Elle
est nonagénaire. Elle vit en résidence, parle difficilement. Quand sa famille
va la voir, elle sourit, ses yeux brillent, mais elle ne bouge pas, les paroles
sortent hachées. Parfois, elle en a marre, elle est fatiguée, épuisée.
Au cours de ses rencontres avec la
psychologue de la résidence, elle
raconte sa vie passée et présente. De ses rencontres est né un Journal de la vieillesse bouleversant de
lucidité, de tendresse. Des pages saisissantes. Sa vie passée et surtout sa vie
présente. Elle rend hommage à sa famille, qui vient quand elle peut, mais ils
ont leur vie, leur travail, leurs relations, ils ne peuvent pas être tout le temps
là, elle ne leur en veut pas, surtout ne
pas les culpabiliser.
Finalement, dit-elle, elle passe tout
son temps avec le personnel de la résidence, les soignantes, les infirmières, les
animatrices, les kinés.
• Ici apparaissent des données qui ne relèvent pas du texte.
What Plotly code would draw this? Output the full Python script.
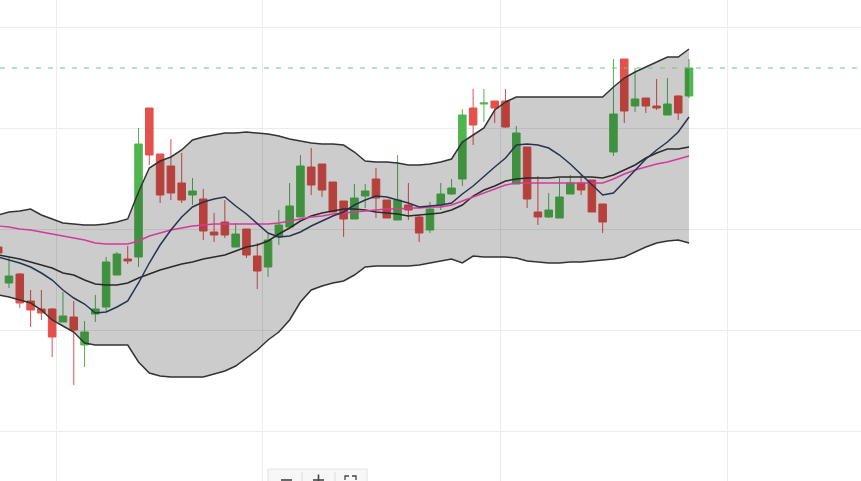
import plotly.graph_objects as go

# ---------------- data ----------------
idx = list(range(65))

opens = [1.1253, 1.1217, 1.1226, 1.1199, 1.1191, 1.1191, 1.1178, 1.1183, 1.1155, 1.1186,
         1.1193, 1.1225, 1.1241, 1.1243, 1.1392, 1.1346, 1.1334, 1.1317, 1.1305, 1.1301,
         1.1268, 1.1278, 1.1253, 1.1271, 1.1244, 1.1233, 1.1263, 1.1273, 1.1283, 1.1333,
         1.1336, 1.1318, 1.1299, 1.1281, 1.1304, 1.1321, 1.1300, 1.1280, 1.1295, 1.1283,
         1.1270, 1.1295, 1.1306, 1.1321, 1.1392, 1.1396, 1.1399, 1.1399, 1.1316, 1.1353,
         1.1288, 1.1283, 1.1282, 1.1306, 1.1317, 1.1320, 1.1296, 1.1348, 1.1441, 1.1394,
         1.1402, 1.1394, 1.1385, 1.1404, 1.1404]
highs = [1.1255, 1.1243, 1.1227, 1.1210, 1.1210, 1.1192, 1.1208, 1.1199, 1.1179, 1.1205,
         1.1243, 1.1248, 1.1254, 1.1372, 1.1392, 1.1346, 1.1361, 1.1347, 1.1322, 1.1311,
         1.1287, 1.1300, 1.1277, 1.1271, 1.1257, 1.1266, 1.1290, 1.1317, 1.1345, 1.1352,
         1.1336, 1.1318, 1.1299, 1.1316, 1.1316, 1.1332, 1.1300, 1.1345, 1.1317, 1.1285,
         1.1298, 1.1317, 1.1321, 1.1391, 1.1411, 1.1411, 1.1399, 1.1411, 1.1374, 1.1353,
         1.1324, 1.1307, 1.1322, 1.1325, 1.1325, 1.1320, 1.1296, 1.1441, 1.1441, 1.1432,
         1.1402, 1.1421, 1.1422, 1.1405, 1.1441]
lows = [1.1245, 1.1212, 1.1192, 1.1173, 1.1180, 1.1143, 1.1178, 1.1115, 1.1133, 1.1178,
        1.1188, 1.1225, 1.1236, 1.1233, 1.1335, 1.1297, 1.1300, 1.1297, 1.1295, 1.1260,
        1.1258, 1.1262, 1.1253, 1.1242, 1.1211, 1.1223, 1.1255, 1.1273, 1.1283, 1.1305,
        1.1303, 1.1288, 1.1263, 1.1281, 1.1292, 1.1282, 1.1282, 1.1280, 1.1280, 1.1258,
        1.1267, 1.1290, 1.1305, 1.1314, 1.1355, 1.1378, 1.1377, 1.1372, 1.1316, 1.1292,
        1.1275, 1.1282, 1.1282, 1.1306, 1.1305, 1.1288, 1.1267, 1.1344, 1.1377, 1.1388,
        1.1387, 1.1390, 1.1385, 1.1380, 1.1402]
closes = [1.1247, 1.1224, 1.1197, 1.1190, 1.1187, 1.1163, 1.1184, 1.1170, 1.1168, 1.1191,
          1.1238, 1.1246, 1.1239, 1.1356, 1.1345, 1.1305, 1.1307, 1.1300, 1.1309, 1.1269,
          1.1265, 1.1265, 1.1266, 1.1245, 1.1229, 1.1260, 1.1275, 1.1294, 1.1334, 1.1315,
          1.1310, 1.1288, 1.1281, 1.1302, 1.1309, 1.1302, 1.1282, 1.1300, 1.1290, 1.1267,
          1.1291, 1.1306, 1.1312, 1.1385, 1.1375, 1.1397, 1.1392, 1.1373, 1.1367, 1.1301,
          1.1283, 1.1290, 1.1303, 1.1317, 1.1310, 1.1288, 1.1278, 1.1386, 1.1389, 1.1401,
          1.1394, 1.1392, 1.1396, 1.1387, 1.1432]

bb_upper = [1.1285, 1.1288, 1.1289, 1.1291, 1.1285, 1.1281, 1.1277, 1.1276, 1.1275, 1.1275,
            1.1276, 1.1278, 1.1281, 1.1308, 1.1332, 1.1339, 1.1343, 1.1350, 1.1360, 1.1363,
            1.1365, 1.1367, 1.1367, 1.1368, 1.1367, 1.1366, 1.1364, 1.1361, 1.1359, 1.1357,
            1.1356, 1.1356, 1.1355, 1.1348, 1.1339, 1.1338, 1.1338, 1.1337, 1.1335, 1.1335,
            1.1336, 1.1338, 1.1341, 1.1358, 1.1365, 1.1372, 1.1390, 1.1398, 1.1403, 1.1403,
            1.1403, 1.1403, 1.1403, 1.1403, 1.1403, 1.1403, 1.1403, 1.1413, 1.1422, 1.1428,
            1.1433, 1.1438, 1.1443, 1.1443, 1.1451]
bb_lower = [1.1205, 1.1203, 1.1200, 1.1197, 1.1190, 1.1180, 1.1174, 1.1168, 1.1157, 1.1155,
            1.1155, 1.1155, 1.1155, 1.1138, 1.1127, 1.1124, 1.1123, 1.1123, 1.1123, 1.1123,
            1.1126, 1.1129, 1.1134, 1.1142, 1.1150, 1.1160, 1.1168, 1.1180, 1.1198, 1.1210,
            1.1214, 1.1217, 1.1219, 1.1225, 1.1233, 1.1234, 1.1234, 1.1234, 1.1234, 1.1235,
            1.1237, 1.1239, 1.1241, 1.1237, 1.1244, 1.1243, 1.1243, 1.1243, 1.1242, 1.1239,
            1.1238, 1.1237, 1.1237, 1.1238, 1.1238, 1.1239, 1.1240, 1.1241, 1.1243, 1.1248,
            1.1253, 1.1257, 1.1259, 1.1260, 1.1257]
bb_mid = [1.1245, 1.1243, 1.1241, 1.1238, 1.1235, 1.1232, 1.1227, 1.1225, 1.1220, 1.1216,
          1.1215, 1.1215, 1.1217, 1.1222, 1.1226, 1.1230, 1.1233, 1.1236, 1.1238, 1.1241,
          1.1243, 1.1245, 1.1249, 1.1253, 1.1255, 1.1259, 1.1266, 1.1272, 1.1279, 1.1284,
          1.1287, 1.1289, 1.1291, 1.1291, 1.1290, 1.1288, 1.1287, 1.1286, 1.1284, 1.1285,
          1.1286, 1.1287, 1.1290, 1.1295, 1.1304, 1.1310, 1.1314, 1.1319, 1.1321, 1.1322,
          1.1322, 1.1322, 1.1323, 1.1323, 1.1323, 1.1323, 1.1322, 1.1325, 1.1330, 1.1335,
          1.1342, 1.1347, 1.1351, 1.1351, 1.1353]
ma_fast = [1.1243, 1.1240, 1.1237, 1.1233, 1.1227, 1.1220, 1.1210, 1.1202, 1.1196, 1.1187,
           1.1188, 1.1193, 1.1199, 1.1217, 1.1237, 1.1255, 1.1270, 1.1283, 1.1293, 1.1298,
           1.1301, 1.1303, 1.1294, 1.1286, 1.1276, 1.1267, 1.1263, 1.1264, 1.1268, 1.1274,
           1.1279, 1.1284, 1.1288, 1.1295, 1.1300, 1.1304, 1.1303, 1.1300, 1.1297, 1.1293,
           1.1294, 1.1295, 1.1297, 1.1306, 1.1314, 1.1324, 1.1333, 1.1342, 1.1355, 1.1356,
           1.1355, 1.1352, 1.1345, 1.1336, 1.1326, 1.1315, 1.1305, 1.1307, 1.1318, 1.1330,
           1.1341, 1.1350, 1.1358, 1.1368, 1.1383]
ma_slow = [1.1274, 1.1273, 1.1271, 1.1270, 1.1268, 1.1266, 1.1264, 1.1262, 1.1260, 1.1257,
           1.1256, 1.1256, 1.1256, 1.1259, 1.1264, 1.1267, 1.1270, 1.1272, 1.1274, 1.1275,
           1.1276, 1.1276, 1.1276, 1.1276, 1.1276, 1.1276, 1.1277, 1.1279, 1.1281, 1.1283,
           1.1284, 1.1286, 1.1287, 1.1288, 1.1289, 1.1290, 1.1291, 1.1291, 1.1292, 1.1292,
           1.1293, 1.1293, 1.1295, 1.1299, 1.1303, 1.1307, 1.1311, 1.1315, 1.1317, 1.1317,
           1.1317, 1.1317, 1.1317, 1.1317, 1.1317, 1.1317, 1.1317, 1.1321, 1.1326, 1.1330,
           1.1333, 1.1336, 1.1338, 1.1341, 1.1344]

grid_x = [5.42, 24.50, 46.49, 67.52]      # month boundaries (index units)
x_range = [0.167, 79.933]
y_range = [1.1019, 1.1500]
grid_y0 = 1.10685
grid_dy = 0.0101

# ---------------- figure ----------------
fig = go.Figure()

fig.add_trace(go.Candlestick(
    x=idx, open=opens, high=highs, low=lows, close=closes,
    increasing=dict(line=dict(color="#4fb64f", width=1), fillcolor="#4fb64f"),
    decreasing=dict(line=dict(color="#e4514c", width=1), fillcolor="#e4514c"),
    whiskerwidth=0, hoverinfo="skip", showlegend=False,
))

band_line = dict(color="#333333", width=1.5)
fig.add_trace(go.Scatter(x=idx, y=bb_lower, mode="lines", line=band_line,
                         hoverinfo="skip", showlegend=False))
fig.add_trace(go.Scatter(x=idx, y=bb_upper, mode="lines", line=band_line,
                         fill="tonexty", fillcolor="rgba(0,0,0,0.2)",
                         hoverinfo="skip", showlegend=False))
fig.add_trace(go.Scatter(x=idx, y=bb_mid, mode="lines",
                         line=dict(color="#2a2a2a", width=1.5),
                         hoverinfo="skip", showlegend=False))
fig.add_trace(go.Scatter(x=idx, y=ma_slow, mode="lines",
                         line=dict(color="#d33a9a", width=1.4),
                         hoverinfo="skip", showlegend=False))
fig.add_trace(go.Scatter(x=idx, y=ma_fast, mode="lines",
                         line=dict(color="#27334f", width=1.5),
                         hoverinfo="skip", showlegend=False))

# last-price dashed line
fig.add_shape(type="line", xref="paper", x0=0, x1=1, yref="y",
              y0=closes[-1], y1=closes[-1],
              line=dict(color="#6cc96c", width=1.2, dash="5px,7px"))

# zoom toolbar (partially visible at the bottom)
W, H = 861.0, 481.0
def px(xp):
    return xp / W
def py(yp):
    return 1 - yp / H

fig.add_shape(type="rect", xref="paper", yref="paper",
              x0=px(268), x1=px(367), y0=py(495), y1=py(469),
              line=dict(color="#e2e2e2", width=1), fillcolor="#f7f7f7", layer="above")
for dx in (302, 335):
    fig.add_shape(type="line", xref="paper", yref="paper",
                  x0=px(dx), x1=px(dx), y0=py(495), y1=py(472),
                  line=dict(color="#dddddd", width=1), layer="above")
icon = dict(color="#444444", width=1.6)
fig.add_shape(type="line", xref="paper", yref="paper", x0=px(281), x1=px(292),
              y0=py(480), y1=py(480), line=icon, layer="above")
fig.add_shape(type="line", xref="paper", yref="paper", x0=px(313), x1=px(324),
              y0=py(480), y1=py(480), line=icon, layer="above")
fig.add_shape(type="line", xref="paper", yref="paper", x0=px(318.5), x1=px(318.5),
              y0=py(474.5), y1=py(486), line=icon, layer="above")
fig.add_shape(type="path", xref="paper", yref="paper", layer="above",
              path=f"M {px(345)} {py(480)} L {px(345)} {py(476)} L {px(349)} {py(476)}",
              line=dict(color="#444444", width=1.3))
fig.add_shape(type="path", xref="paper", yref="paper", layer="above",
              path=f"M {px(352)} {py(476)} L {px(356)} {py(476)} L {px(356)} {py(480)}",
              line=dict(color="#444444", width=1.3))

fig.update_layout(
    width=861, height=481,
    margin=dict(l=0, r=0, t=0, b=0, pad=0),
    paper_bgcolor="white", plot_bgcolor="white",
    showlegend=False, hovermode=False,
    boxgap=0.3, boxgroupgap=0,
    xaxis=dict(range=x_range, tickvals=grid_x, showticklabels=False, ticks="",
               showgrid=True, gridcolor="#ececec", gridwidth=1, zeroline=False,
               showline=False, rangeslider=dict(visible=False), fixedrange=True),
    yaxis=dict(range=y_range, tick0=grid_y0, dtick=grid_dy, tickmode="linear",
               showticklabels=False, ticks="", showgrid=True, gridcolor="#ececec",
               gridwidth=1, zeroline=False, showline=False, fixedrange=True),
)

fig.write_html("out.html", config={"displayModeBar": False})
Ce sont eux dit-elle, qui deviennent peu à peu sa vraie
famille. Elle leur rend hommage : leur travail est dévalorisé, alors qu’il demande dévouement, intelligence, compétence,
générosité.
Elle demande que les pages de son
journal qui sont consacrées au personnel soient affichées dans le salon. L’ensemble
est imprimé, agrafé, et donné aux proches. Les conversations continuent avec la
psy.
Cette personne épuisée, en fin de
course, donne parfois l’impression d’avoir déjà coupé les fils la reliant au
monde. D’être déjà partie ailleurs. Et voici qu’elle a dicté des pages d’une
grande intelligente. En les lisant, les visiteurs la considèrent autrement. Ils
voient une tête où bouillonne les idées, les images, les raisonnements. Le
regard devient différent. Le visiteur a lu et lui a dit cela. La vieille dame
le regarde et lui dit « je bois du petit lait ».
Le travail éducatif, le travail social,
doivent d’abord aider à percevoir chez
ceux qui vivent les situations les plus dures une lumière qui ne cesse de briller.